▸ **GIVEN REQUEST**: Return all the data below as it stands, minus the pictures.

▸ **GIVEN INFORMATION**:

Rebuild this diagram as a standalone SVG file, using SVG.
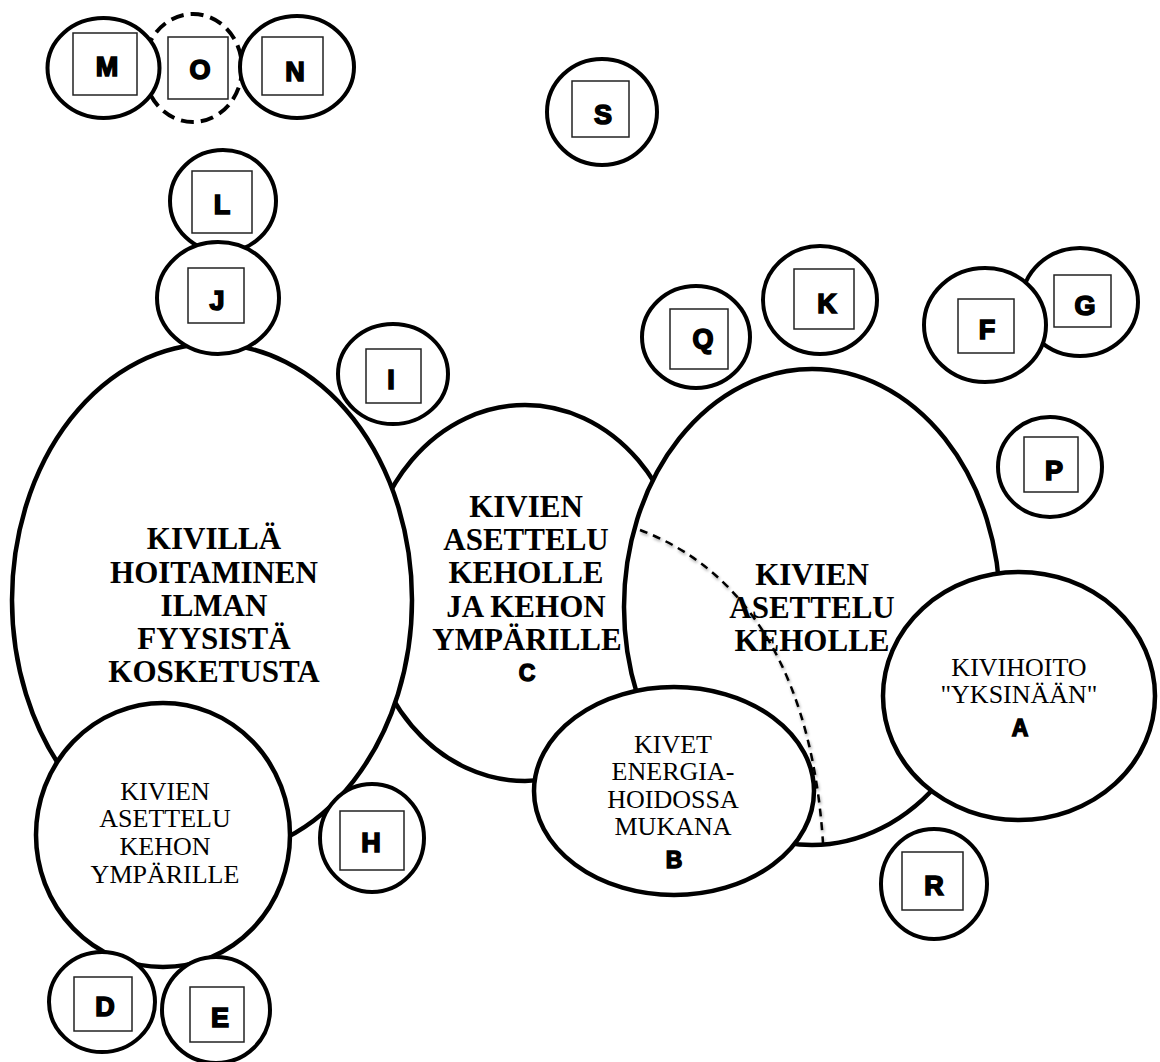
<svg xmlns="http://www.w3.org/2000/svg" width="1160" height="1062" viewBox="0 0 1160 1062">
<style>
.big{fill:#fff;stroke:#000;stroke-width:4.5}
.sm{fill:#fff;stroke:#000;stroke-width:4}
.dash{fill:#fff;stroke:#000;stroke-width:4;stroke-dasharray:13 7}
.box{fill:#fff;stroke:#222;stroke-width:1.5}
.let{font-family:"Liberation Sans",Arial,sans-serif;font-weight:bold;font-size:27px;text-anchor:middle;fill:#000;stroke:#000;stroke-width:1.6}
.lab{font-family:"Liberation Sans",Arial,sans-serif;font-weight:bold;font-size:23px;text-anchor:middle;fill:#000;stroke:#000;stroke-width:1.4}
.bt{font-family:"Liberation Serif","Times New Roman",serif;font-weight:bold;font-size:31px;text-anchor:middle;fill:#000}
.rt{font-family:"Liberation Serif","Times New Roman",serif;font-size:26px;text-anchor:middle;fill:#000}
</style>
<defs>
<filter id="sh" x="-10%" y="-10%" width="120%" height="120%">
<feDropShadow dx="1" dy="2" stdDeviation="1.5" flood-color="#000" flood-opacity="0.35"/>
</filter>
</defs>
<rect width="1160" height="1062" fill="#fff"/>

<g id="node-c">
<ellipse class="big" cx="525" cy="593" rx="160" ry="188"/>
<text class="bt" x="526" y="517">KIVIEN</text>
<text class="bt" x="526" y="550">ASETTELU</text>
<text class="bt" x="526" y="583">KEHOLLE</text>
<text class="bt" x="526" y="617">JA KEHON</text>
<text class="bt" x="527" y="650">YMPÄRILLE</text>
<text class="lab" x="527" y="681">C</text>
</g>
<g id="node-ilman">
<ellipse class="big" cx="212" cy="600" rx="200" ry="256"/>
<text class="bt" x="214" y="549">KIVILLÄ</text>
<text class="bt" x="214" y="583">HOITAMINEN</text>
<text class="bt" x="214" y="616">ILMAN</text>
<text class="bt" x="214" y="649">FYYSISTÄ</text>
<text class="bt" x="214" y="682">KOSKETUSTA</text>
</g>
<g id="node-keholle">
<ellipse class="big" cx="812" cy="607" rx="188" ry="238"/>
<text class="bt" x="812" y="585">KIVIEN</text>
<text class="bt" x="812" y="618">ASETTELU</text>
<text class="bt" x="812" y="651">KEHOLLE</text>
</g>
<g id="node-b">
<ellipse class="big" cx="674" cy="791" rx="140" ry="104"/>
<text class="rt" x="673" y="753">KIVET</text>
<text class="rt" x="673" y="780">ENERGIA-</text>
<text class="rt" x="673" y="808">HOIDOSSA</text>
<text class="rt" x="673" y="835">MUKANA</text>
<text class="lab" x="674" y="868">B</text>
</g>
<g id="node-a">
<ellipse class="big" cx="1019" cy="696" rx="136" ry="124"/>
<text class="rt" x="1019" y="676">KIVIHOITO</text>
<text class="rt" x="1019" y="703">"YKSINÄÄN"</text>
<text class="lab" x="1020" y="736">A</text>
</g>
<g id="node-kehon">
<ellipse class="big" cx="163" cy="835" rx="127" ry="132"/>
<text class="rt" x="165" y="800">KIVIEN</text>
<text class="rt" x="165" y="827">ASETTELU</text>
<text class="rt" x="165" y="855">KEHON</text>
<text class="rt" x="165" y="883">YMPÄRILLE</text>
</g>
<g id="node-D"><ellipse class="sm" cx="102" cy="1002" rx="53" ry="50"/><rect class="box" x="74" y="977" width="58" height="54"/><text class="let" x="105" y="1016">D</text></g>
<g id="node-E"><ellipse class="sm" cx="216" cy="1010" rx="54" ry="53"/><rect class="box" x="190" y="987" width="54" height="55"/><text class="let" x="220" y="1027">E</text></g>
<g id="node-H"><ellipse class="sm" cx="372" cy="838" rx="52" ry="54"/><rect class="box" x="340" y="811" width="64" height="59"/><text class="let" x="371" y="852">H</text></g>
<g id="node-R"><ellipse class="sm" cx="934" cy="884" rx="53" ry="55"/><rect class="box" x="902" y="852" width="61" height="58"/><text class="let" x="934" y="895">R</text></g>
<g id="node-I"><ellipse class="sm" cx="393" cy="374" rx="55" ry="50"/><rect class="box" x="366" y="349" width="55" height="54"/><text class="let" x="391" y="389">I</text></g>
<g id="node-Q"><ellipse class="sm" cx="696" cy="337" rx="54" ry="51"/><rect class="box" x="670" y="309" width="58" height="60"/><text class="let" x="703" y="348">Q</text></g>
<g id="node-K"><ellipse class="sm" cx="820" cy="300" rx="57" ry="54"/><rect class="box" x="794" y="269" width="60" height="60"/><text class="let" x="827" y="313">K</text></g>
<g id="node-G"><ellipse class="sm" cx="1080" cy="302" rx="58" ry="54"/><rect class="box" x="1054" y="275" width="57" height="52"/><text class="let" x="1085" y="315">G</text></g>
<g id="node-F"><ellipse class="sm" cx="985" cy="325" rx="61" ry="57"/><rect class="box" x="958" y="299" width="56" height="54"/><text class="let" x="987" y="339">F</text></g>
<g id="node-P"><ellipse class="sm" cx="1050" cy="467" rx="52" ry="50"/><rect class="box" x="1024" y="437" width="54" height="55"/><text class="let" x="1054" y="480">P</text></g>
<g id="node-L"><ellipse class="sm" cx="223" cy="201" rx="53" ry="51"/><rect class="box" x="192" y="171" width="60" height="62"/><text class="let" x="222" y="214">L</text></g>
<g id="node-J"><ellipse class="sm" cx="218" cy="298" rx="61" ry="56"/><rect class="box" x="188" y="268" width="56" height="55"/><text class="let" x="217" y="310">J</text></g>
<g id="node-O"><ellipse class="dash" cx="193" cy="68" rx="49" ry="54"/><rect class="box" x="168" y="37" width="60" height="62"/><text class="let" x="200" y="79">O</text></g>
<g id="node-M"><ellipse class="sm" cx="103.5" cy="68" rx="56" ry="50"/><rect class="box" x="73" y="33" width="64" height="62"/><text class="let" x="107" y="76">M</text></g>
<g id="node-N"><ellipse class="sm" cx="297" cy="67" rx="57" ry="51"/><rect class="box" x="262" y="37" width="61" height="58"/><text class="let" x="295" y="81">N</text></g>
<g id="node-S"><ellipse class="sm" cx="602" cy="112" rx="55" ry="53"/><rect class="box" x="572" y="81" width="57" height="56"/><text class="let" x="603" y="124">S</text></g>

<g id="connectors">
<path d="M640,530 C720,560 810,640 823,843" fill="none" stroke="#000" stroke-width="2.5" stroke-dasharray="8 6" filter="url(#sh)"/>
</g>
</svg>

▸ **ANSWER TO THE TASK**:
Rebuild this diagram as a standalone SVG file, using SVG.
<svg xmlns="http://www.w3.org/2000/svg" width="1160" height="1062" viewBox="0 0 1160 1062">
<style>
.big{fill:#fff;stroke:#000;stroke-width:4.5}
.sm{fill:#fff;stroke:#000;stroke-width:4}
.dash{fill:#fff;stroke:#000;stroke-width:4;stroke-dasharray:13 7}
.box{fill:#fff;stroke:#222;stroke-width:1.5}
.let{font-family:"Liberation Sans",Arial,sans-serif;font-weight:bold;font-size:27px;text-anchor:middle;fill:#000;stroke:#000;stroke-width:1.6}
.lab{font-family:"Liberation Sans",Arial,sans-serif;font-weight:bold;font-size:23px;text-anchor:middle;fill:#000;stroke:#000;stroke-width:1.4}
.bt{font-family:"Liberation Serif","Times New Roman",serif;font-weight:bold;font-size:31px;text-anchor:middle;fill:#000}
.rt{font-family:"Liberation Serif","Times New Roman",serif;font-size:26px;text-anchor:middle;fill:#000}
</style>
<defs>
<filter id="sh" x="-10%" y="-10%" width="120%" height="120%">
<feDropShadow dx="1" dy="2" stdDeviation="1.5" flood-color="#000" flood-opacity="0.35"/>
</filter>
</defs>
<rect width="1160" height="1062" fill="#fff"/>

<g id="node-c">
<ellipse class="big" cx="525" cy="593" rx="160" ry="188"/>
<text class="bt" x="526" y="517">KIVIEN</text>
<text class="bt" x="526" y="550">ASETTELU</text>
<text class="bt" x="526" y="583">KEHOLLE</text>
<text class="bt" x="526" y="617">JA KEHON</text>
<text class="bt" x="527" y="650">YMPÄRILLE</text>
<text class="lab" x="527" y="681">C</text>
</g>
<g id="node-ilman">
<ellipse class="big" cx="212" cy="600" rx="200" ry="256"/>
<text class="bt" x="214" y="549">KIVILLÄ</text>
<text class="bt" x="214" y="583">HOITAMINEN</text>
<text class="bt" x="214" y="616">ILMAN</text>
<text class="bt" x="214" y="649">FYYSISTÄ</text>
<text class="bt" x="214" y="682">KOSKETUSTA</text>
</g>
<g id="node-keholle">
<ellipse class="big" cx="812" cy="607" rx="188" ry="238"/>
<text class="bt" x="812" y="585">KIVIEN</text>
<text class="bt" x="812" y="618">ASETTELU</text>
<text class="bt" x="812" y="651">KEHOLLE</text>
</g>
<g id="node-b">
<ellipse class="big" cx="674" cy="791" rx="140" ry="104"/>
<text class="rt" x="673" y="753">KIVET</text>
<text class="rt" x="673" y="780">ENERGIA-</text>
<text class="rt" x="673" y="808">HOIDOSSA</text>
<text class="rt" x="673" y="835">MUKANA</text>
<text class="lab" x="674" y="868">B</text>
</g>
<g id="node-a">
<ellipse class="big" cx="1019" cy="696" rx="136" ry="124"/>
<text class="rt" x="1019" y="676">KIVIHOITO</text>
<text class="rt" x="1019" y="703">"YKSINÄÄN"</text>
<text class="lab" x="1020" y="736">A</text>
</g>
<g id="node-kehon">
<ellipse class="big" cx="163" cy="835" rx="127" ry="132"/>
<text class="rt" x="165" y="800">KIVIEN</text>
<text class="rt" x="165" y="827">ASETTELU</text>
<text class="rt" x="165" y="855">KEHON</text>
<text class="rt" x="165" y="883">YMPÄRILLE</text>
</g>
<g id="node-D"><ellipse class="sm" cx="102" cy="1002" rx="53" ry="50"/><rect class="box" x="74" y="977" width="58" height="54"/><text class="let" x="105" y="1016">D</text></g>
<g id="node-E"><ellipse class="sm" cx="216" cy="1010" rx="54" ry="53"/><rect class="box" x="190" y="987" width="54" height="55"/><text class="let" x="220" y="1027">E</text></g>
<g id="node-H"><ellipse class="sm" cx="372" cy="838" rx="52" ry="54"/><rect class="box" x="340" y="811" width="64" height="59"/><text class="let" x="371" y="852">H</text></g>
<g id="node-R"><ellipse class="sm" cx="934" cy="884" rx="53" ry="55"/><rect class="box" x="902" y="852" width="61" height="58"/><text class="let" x="934" y="895">R</text></g>
<g id="node-I"><ellipse class="sm" cx="393" cy="374" rx="55" ry="50"/><rect class="box" x="366" y="349" width="55" height="54"/><text class="let" x="391" y="389">I</text></g>
<g id="node-Q"><ellipse class="sm" cx="696" cy="337" rx="54" ry="51"/><rect class="box" x="670" y="309" width="58" height="60"/><text class="let" x="703" y="348">Q</text></g>
<g id="node-K"><ellipse class="sm" cx="820" cy="300" rx="57" ry="54"/><rect class="box" x="794" y="269" width="60" height="60"/><text class="let" x="827" y="313">K</text></g>
<g id="node-G"><ellipse class="sm" cx="1080" cy="302" rx="58" ry="54"/><rect class="box" x="1054" y="275" width="57" height="52"/><text class="let" x="1085" y="315">G</text></g>
<g id="node-F"><ellipse class="sm" cx="985" cy="325" rx="61" ry="57"/><rect class="box" x="958" y="299" width="56" height="54"/><text class="let" x="987" y="339">F</text></g>
<g id="node-P"><ellipse class="sm" cx="1050" cy="467" rx="52" ry="50"/><rect class="box" x="1024" y="437" width="54" height="55"/><text class="let" x="1054" y="480">P</text></g>
<g id="node-L"><ellipse class="sm" cx="223" cy="201" rx="53" ry="51"/><rect class="box" x="192" y="171" width="60" height="62"/><text class="let" x="222" y="214">L</text></g>
<g id="node-J"><ellipse class="sm" cx="218" cy="298" rx="61" ry="56"/><rect class="box" x="188" y="268" width="56" height="55"/><text class="let" x="217" y="310">J</text></g>
<g id="node-O"><ellipse class="dash" cx="193" cy="68" rx="49" ry="54"/><rect class="box" x="168" y="37" width="60" height="62"/><text class="let" x="200" y="79">O</text></g>
<g id="node-M"><ellipse class="sm" cx="103.5" cy="68" rx="56" ry="50"/><rect class="box" x="73" y="33" width="64" height="62"/><text class="let" x="107" y="76">M</text></g>
<g id="node-N"><ellipse class="sm" cx="297" cy="67" rx="57" ry="51"/><rect class="box" x="262" y="37" width="61" height="58"/><text class="let" x="295" y="81">N</text></g>
<g id="node-S"><ellipse class="sm" cx="602" cy="112" rx="55" ry="53"/><rect class="box" x="572" y="81" width="57" height="56"/><text class="let" x="603" y="124">S</text></g>

<g id="connectors">
<path d="M640,530 C720,560 810,640 823,843" fill="none" stroke="#000" stroke-width="2.5" stroke-dasharray="8 6" filter="url(#sh)"/>
</g>
</svg>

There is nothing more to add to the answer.